Electrode Exposure – Time Limits
Electrode exposure time is restricted to minimize the risk of hydrogen cracking. If welding stops for more than eight hours, unless extended exposure testing has been performed, the electrode may not be used unless it has been removed from the welding machine and stored in an oven. Contractors also have to dispose of an electrode 24 hours after the package is opened or up to the manufacturers’ recommendations on exposure limits.
Wind Velocity Limit
For all gas-shielded processes, contractors and welders are limited to 3-mph winds in the vicinity of the arc. This guideline is intended to minimize the loss of shielding gas that has a detrimental effect on the weld metal mechanical properties.
Maximum Preheat and Interpass Temperature
The maximum recommended preheat and interpass temperature is 550º F, to avoid excessively slow cooling rates which may affect mechanical properties.
Welded Joint Details
Tack welds attaching steel backing should be placed in the weld joint.
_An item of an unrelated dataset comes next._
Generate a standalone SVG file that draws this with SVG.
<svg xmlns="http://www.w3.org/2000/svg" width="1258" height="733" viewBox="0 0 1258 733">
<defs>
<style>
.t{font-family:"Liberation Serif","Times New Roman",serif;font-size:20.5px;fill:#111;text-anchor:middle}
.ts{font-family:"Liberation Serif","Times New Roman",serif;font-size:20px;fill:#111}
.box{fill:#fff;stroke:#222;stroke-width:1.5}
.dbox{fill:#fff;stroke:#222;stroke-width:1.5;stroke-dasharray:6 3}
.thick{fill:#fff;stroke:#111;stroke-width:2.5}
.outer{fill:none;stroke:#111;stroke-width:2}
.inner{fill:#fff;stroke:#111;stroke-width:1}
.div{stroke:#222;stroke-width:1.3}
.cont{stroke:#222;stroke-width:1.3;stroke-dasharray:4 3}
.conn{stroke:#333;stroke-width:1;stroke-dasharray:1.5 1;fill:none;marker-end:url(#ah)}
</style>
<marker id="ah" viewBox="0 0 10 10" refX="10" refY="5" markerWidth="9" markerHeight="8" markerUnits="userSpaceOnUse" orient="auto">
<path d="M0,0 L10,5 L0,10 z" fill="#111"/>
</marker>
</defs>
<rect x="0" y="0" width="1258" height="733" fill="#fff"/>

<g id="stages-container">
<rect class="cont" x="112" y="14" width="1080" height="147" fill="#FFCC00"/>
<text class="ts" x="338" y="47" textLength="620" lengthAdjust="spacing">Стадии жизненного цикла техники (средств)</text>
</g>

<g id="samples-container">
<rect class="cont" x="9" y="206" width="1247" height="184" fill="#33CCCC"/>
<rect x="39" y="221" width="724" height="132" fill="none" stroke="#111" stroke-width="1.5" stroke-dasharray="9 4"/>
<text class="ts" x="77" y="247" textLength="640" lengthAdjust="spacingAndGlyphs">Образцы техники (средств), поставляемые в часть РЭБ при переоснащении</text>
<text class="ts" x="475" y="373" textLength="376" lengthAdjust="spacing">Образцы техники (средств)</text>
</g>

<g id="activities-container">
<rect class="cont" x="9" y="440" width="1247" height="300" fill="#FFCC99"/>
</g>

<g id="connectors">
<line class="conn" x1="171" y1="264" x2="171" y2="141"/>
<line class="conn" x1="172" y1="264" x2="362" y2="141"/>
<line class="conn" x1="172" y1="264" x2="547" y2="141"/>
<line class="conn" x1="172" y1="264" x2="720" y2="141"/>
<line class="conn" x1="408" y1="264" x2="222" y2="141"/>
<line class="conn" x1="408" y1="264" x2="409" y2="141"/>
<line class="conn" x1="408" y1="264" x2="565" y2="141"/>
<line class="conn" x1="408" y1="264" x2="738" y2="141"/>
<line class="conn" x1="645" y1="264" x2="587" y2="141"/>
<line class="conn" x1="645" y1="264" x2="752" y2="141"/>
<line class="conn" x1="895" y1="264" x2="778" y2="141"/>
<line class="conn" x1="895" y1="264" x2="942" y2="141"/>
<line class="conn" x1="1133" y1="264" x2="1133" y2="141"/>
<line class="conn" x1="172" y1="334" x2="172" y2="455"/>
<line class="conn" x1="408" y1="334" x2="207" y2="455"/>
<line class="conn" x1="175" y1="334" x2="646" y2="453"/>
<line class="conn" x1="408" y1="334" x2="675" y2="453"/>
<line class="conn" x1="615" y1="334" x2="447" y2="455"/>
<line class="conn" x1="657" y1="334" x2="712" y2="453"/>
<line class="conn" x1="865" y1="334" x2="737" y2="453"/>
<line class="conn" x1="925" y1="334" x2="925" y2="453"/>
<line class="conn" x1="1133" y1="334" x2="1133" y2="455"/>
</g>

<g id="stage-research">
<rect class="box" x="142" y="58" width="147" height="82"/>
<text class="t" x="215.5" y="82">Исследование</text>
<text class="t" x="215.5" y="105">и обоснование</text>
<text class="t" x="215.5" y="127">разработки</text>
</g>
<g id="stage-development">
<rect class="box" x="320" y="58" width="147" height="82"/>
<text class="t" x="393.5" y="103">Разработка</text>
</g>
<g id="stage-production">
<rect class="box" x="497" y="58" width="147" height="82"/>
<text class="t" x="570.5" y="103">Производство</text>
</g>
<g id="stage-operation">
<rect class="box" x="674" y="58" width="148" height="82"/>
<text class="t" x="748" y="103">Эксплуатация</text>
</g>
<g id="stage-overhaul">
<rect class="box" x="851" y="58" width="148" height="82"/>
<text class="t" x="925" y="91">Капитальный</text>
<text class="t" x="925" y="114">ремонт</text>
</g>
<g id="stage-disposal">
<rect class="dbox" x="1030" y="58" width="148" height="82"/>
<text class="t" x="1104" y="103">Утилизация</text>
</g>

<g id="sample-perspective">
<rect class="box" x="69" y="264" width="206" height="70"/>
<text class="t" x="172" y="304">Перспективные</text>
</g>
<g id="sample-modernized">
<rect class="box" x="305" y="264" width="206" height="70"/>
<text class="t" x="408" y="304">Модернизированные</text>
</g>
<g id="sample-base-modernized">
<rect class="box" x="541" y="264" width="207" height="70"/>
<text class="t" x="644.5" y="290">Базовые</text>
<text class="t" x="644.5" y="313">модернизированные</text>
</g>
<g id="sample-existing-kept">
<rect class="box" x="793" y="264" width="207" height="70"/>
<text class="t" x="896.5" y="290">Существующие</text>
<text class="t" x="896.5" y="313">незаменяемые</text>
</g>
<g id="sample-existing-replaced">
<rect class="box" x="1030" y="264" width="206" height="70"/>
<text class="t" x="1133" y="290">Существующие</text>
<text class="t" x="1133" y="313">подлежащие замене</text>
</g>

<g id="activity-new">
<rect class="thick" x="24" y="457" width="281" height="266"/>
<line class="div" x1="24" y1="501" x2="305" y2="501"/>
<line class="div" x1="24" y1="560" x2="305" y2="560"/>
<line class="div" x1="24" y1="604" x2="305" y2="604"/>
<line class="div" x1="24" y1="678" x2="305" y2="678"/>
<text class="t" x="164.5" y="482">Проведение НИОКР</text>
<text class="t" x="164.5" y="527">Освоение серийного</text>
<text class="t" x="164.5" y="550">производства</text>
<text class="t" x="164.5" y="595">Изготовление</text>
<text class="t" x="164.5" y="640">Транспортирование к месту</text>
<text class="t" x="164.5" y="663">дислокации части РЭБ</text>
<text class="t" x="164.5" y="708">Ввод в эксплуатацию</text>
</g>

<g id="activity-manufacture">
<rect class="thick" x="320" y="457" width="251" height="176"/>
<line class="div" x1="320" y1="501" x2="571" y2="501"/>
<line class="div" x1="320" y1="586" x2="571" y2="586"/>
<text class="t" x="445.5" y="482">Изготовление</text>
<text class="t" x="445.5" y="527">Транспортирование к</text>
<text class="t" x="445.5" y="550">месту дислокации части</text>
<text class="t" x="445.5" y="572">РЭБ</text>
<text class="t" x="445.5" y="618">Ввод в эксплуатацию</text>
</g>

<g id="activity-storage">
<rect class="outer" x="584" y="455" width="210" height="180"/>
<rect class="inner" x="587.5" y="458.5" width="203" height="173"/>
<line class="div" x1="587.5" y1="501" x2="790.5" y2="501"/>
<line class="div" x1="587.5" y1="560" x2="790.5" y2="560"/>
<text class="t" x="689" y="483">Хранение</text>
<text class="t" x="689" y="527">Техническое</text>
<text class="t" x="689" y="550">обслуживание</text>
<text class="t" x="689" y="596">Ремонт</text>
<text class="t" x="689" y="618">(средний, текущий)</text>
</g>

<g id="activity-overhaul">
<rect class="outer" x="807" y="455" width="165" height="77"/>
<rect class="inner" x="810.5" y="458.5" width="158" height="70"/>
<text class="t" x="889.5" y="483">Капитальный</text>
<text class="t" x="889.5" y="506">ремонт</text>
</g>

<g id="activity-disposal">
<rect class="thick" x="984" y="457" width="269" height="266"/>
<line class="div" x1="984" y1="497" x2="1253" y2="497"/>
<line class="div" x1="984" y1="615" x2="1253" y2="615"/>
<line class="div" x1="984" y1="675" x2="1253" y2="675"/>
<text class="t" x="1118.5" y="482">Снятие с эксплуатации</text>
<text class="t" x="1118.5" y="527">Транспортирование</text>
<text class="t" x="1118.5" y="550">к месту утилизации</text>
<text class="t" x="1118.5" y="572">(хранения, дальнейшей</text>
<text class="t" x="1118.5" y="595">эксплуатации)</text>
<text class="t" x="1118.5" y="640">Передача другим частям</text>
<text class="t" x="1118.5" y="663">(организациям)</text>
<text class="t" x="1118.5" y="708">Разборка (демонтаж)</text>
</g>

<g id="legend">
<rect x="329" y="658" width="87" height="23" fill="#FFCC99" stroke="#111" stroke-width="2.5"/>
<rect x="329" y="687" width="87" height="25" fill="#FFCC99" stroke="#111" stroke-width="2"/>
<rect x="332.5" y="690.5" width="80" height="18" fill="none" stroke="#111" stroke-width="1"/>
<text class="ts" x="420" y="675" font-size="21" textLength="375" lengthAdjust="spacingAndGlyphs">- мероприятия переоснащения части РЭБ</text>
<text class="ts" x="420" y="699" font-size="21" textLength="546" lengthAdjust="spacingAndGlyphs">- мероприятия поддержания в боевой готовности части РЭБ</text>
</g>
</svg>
After welding has been completed, backing is removed, where indicated, and back-welded with a 5/16-in. leg fillet, to minimize stress concentrations. (Refer to FEMA 353 for complete details. FEMA 353 may be ordered by calling FEMA at 1.800.480.2520)
When purchasing electrodes for jobs specifying FEMA 353 guidelines, make sure the manufacturer offers a product that has:
Undergone extended exposure testing
Been subject to testing at both low and high heat inputs
Been sealed in robust, moisture resistant containers such as a foil bag or a hermetically sealed pail
In conclusion, it should be noted that not all manufacturers carry tested and lot controlled material in stock. If your application is one in which you will need immediate access to such consumables, find a manufacturer that can accommodate your request.